I’m told that the Right Way to play this sort of games is with permadeath on.  You die and you don’t respawn.  You can save at any point, but your saves are erased when you die!  This adds, you know, drama.  To encourage you to play this way, Dredmor only hands out achievements if you keep permadeath on.

The first few times I tried it this way, I died on level 1 and can’t say I liked it.  On the other hand, as the levels are random each time, it’s not that repetitive, and you do end up learning the basic system, and you can try out different skills.

I started a new game tonight, and I’m down on the third level, and there’s certainly satisfcation in being still alive, if only barely sometimes.  My chief enemy at this point is carelessness– even if I run into a monster zoo again, I’ve got potions of health and invisibility.  But it’s easy to run down your health if you run into one monster too many, or just a new aspect of the game.  Anyway, I’m trying to do the right thing and it certainly makes me more careful, but I reserve the right to go back to using saved games.
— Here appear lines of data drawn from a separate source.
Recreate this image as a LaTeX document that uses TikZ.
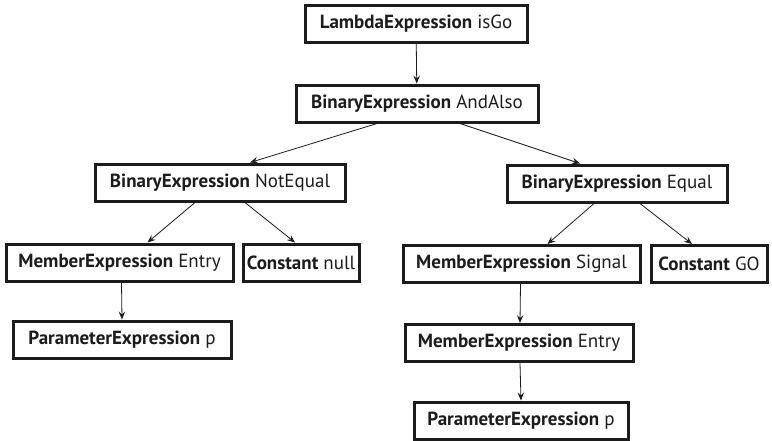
\documentclass[tikz,border=0pt]{standalone}
\usepackage{fontspec}
\setmainfont{PT Sans}
\usetikzlibrary{arrows.meta}
\definecolor{ink}{HTML}{1C1C1C}
\tikzset{
  expr/.style={draw=ink, line width=3pt, fill=white, text=ink,
    inner sep=0pt, minimum height=37pt, font=\fontsize{19}{22}\selectfont},
  link/.style={draw=ink, line width=0.8pt,
    -{Stealth[length=8pt,width=6.5pt,inset=3pt]}}
}
\newcommand{\kind}[2]{\textbf{#1} #2}
\begin{document}
\begin{tikzpicture}[x=1pt,y=-1pt]
\useasboundingbox (0,0) rectangle (772,440);
% expression tree nodes
\node[expr, minimum width=222pt] (lambda)  at (416,24)    {\kind{LambdaExpression}{isGo}};
\node[expr, minimum width=242pt] (andalso) at (417,103.5) {\kind{BinaryExpression}{AndAlso}};
\node[expr, minimum width=250pt] (noteq)   at (220,182.5) {\kind{BinaryExpression}{NotEqual}};
\node[expr, minimum width=220pt] (eq)      at (617,183.5) {\kind{BinaryExpression}{Equal}};
\node[expr, minimum width=227pt] (mentryl) at (119.5,262.5) {\kind{MemberExpression}{Entry}};
\node[expr, minimum width=116pt] (cnull)   at (301,262.5) {\kind{Constant}{null}};
\node[expr, minimum width=237pt] (msignal) at (521.5,264) {\kind{MemberExpression}{Signal}};
\node[expr, minimum width=116pt] (cgo)     at (709,264)   {\kind{Constant}{GO}};
\node[expr, minimum width=218pt] (paraml)  at (122,339.5) {\kind{ParameterExpression}{p}};
\node[expr, minimum width=228pt] (mentryr) at (519,343)   {\kind{MemberExpression}{Entry}};
\node[expr, minimum width=214pt] (paramr)  at (521,420.5) {\kind{ParameterExpression}{p}};
% edges
\draw[link] (lambda) -- (andalso);
\draw[link] ([xshift=-40pt]andalso.south) -- ([xshift=30pt]noteq.north);
\draw[link] ([xshift=43pt]andalso.south) -- ([xshift=-37pt]eq.north);
\draw[link] ([xshift=-25pt]noteq.south) -- ([xshift=28pt]mentryl.north);
\draw[link] ([xshift=25pt]noteq.south) -- ([xshift=-6pt]cnull.north);
\draw[link] ([xshift=-23pt]eq.south) -- ([xshift=26pt]msignal.north);
\draw[link] ([xshift=23pt]eq.south) -- ([xshift=-17pt]cgo.north);
\draw[link] ([xshift=2pt]mentryl.south) -- (paraml.north);
\draw[link] ([xshift=-1pt]msignal.south) -- ([xshift=1pt]mentryr.north);
\draw[link] ([xshift=1pt]mentryr.south) -- (paramr.north);
\end{tikzpicture}
\end{document}
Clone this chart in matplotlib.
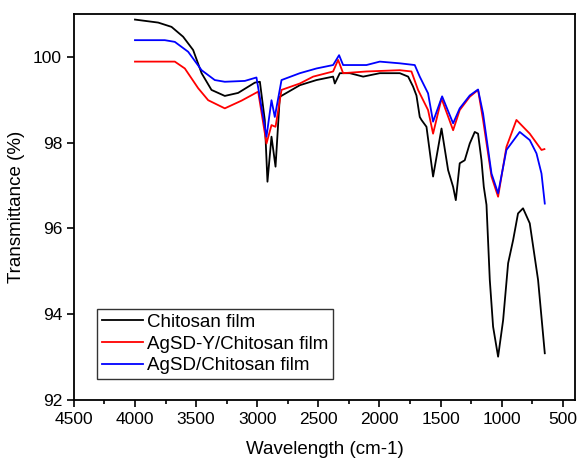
import matplotlib
matplotlib.use("Agg")
from matplotlib import pyplot as plt
from matplotlib.ticker import MultipleLocator

plt.rcParams['font.family'] = ['Liberation Sans', 'DejaVu Sans']

# Chitosan film
chitosan_x = [4000, 3810, 3701, 3606, 3524, 3455, 3374, 3265, 3156, 3019, 2978,
              2938, 2916, 2883, 2850, 2815, 2651, 2515, 2379, 2365, 2324, 2242,
              2133, 1997, 1833, 1765, 1725, 1697, 1670, 1656, 1615, 1561, 1492,
              1438, 1397, 1375, 1343, 1302, 1261, 1220, 1193, 1165, 1146, 1124,
              1097, 1070, 1029, 988, 947, 906, 866, 825, 770, 702, 647]
chitosan_y = [100.87, 100.80, 100.70, 100.47, 100.16, 99.62, 99.23, 99.09, 99.16,
              99.40, 99.42, 98.53, 97.09, 98.14, 97.44, 99.07, 99.34, 99.46, 99.54,
              99.38, 99.62, 99.62, 99.54, 99.62, 99.62, 99.54, 99.31, 99.10, 98.60,
              98.53, 98.37, 97.21, 98.33, 97.36, 96.97, 96.66, 97.52, 97.59, 97.98,
              98.25, 98.21, 97.59, 96.97, 96.55, 94.80, 93.71, 93.01, 93.86, 95.19,
              95.73, 96.35, 96.47, 96.12, 94.80, 93.09]

# AgSD-Y/Chitosan film
agsdy_x = [4000, 3674, 3592, 3483, 3401, 3265, 3128, 2992, 2924, 2883, 2850,
           2801, 2651, 2542, 2379, 2338, 2297, 2106, 1833, 1738, 1684, 1670,
           1602, 1561, 1492, 1397, 1343, 1261, 1193, 1152, 1083, 1029, 961,
           879, 770, 674, 650]
agsdy_y = [99.89, 99.89, 99.73, 99.27, 98.99, 98.80, 98.98, 99.19, 97.98, 98.41,
           98.37, 99.23, 99.38, 99.54, 99.66, 99.93, 99.62, 99.66, 99.69, 99.66,
           99.23, 99.15, 98.76, 98.21, 99.03, 98.29, 98.76, 99.07, 99.23, 98.53,
           97.21, 96.74, 97.90, 98.53, 98.21, 97.83, 97.85]

# AgSD/Chitosan film
agsd_x = [4000, 3756, 3674, 3565, 3455, 3347, 3265, 3101, 3006, 2924, 2883,
          2856, 2801, 2651, 2515, 2379, 2330, 2297, 2106, 1997, 1833, 1711,
          1670, 1602, 1561, 1487, 1397, 1343, 1261, 1193, 1152, 1083, 1029,
          961, 852, 770, 715, 674, 647]
agsd_y = [100.39, 100.39, 100.35, 100.12, 99.69, 99.46, 99.42, 99.44, 99.52,
          98.14, 98.99, 98.60, 99.46, 99.62, 99.73, 99.81, 100.04, 99.81, 99.81,
          99.89, 99.85, 99.81, 99.54, 99.15, 98.49, 99.08, 98.45, 98.80, 99.10,
          99.24, 98.68, 97.28, 96.82, 97.83, 98.25, 98.06, 97.75, 97.28, 96.58]

fig = plt.figure(figsize=(5.77, 4.59), dpi=100)
ax = fig.add_axes([0.128, 0.1285, 0.8685, 0.841])

ax.plot(chitosan_x, chitosan_y, c='black', lw=1.3, label='Chitosan film')
ax.plot(agsdy_x, agsdy_y, c='red', lw=1.3, label='AgSD-Y/Chitosan film')
ax.plot(agsd_x, agsd_y, c='blue', lw=1.3, label='AgSD/Chitosan film')

ax.set_xlim(4500, 400)
ax.set_ylim(92, 101)
ax.xaxis.set_major_locator(MultipleLocator(500))
ax.xaxis.set_minor_locator(MultipleLocator(250))
ax.yaxis.set_major_locator(MultipleLocator(2))
ax.tick_params(axis='both', which='major', direction='out', length=5, width=1.2, labelsize=12.5)
ax.tick_params(axis='x', which='minor', direction='out', length=3, width=1.2)
for s in ax.spines.values():
    s.set_linewidth(1.3)

ax.set_xlabel('Wavelength (cm-1)', fontsize=13.5, labelpad=10)
ax.set_ylabel('Transmittance (%)', fontsize=13.5, labelpad=6)

leg = ax.legend(loc='lower left', bbox_to_anchor=(0.046, 0.054), fontsize=13.5,
                frameon=True, fancybox=False, edgecolor='black', handlelength=2.2,
                borderpad=0.25, labelspacing=0.25, handletextpad=0.2, borderaxespad=0)
leg.get_frame().set_linewidth(1.0)

fig.savefig('out.png', dpi=100)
I got bored of Torchlight after an interminable number of samey levels.  But what Dredmor’s mostly got going for it is its wildly parodic sense of humor.  The early monsters at least are goofy-looking, the rooms and artefacts all have wacky names, the skill descriptions are full of jokes, and there are references to everything from Twilight to Hitchhiker’s Guide to Harry Potter.  The dungeon is equipped with vending machines, mini-fridges, and shrines to lutefisk, and it’s suggested that dwarven craftsmanship generally sucks.  Best of all, the monsters constantly complain (“Help!  I need an adult!”) or insult you.

Anyway, the normal price is $5, so it’s worth a try if you want a simple, amusing dungeon crawl.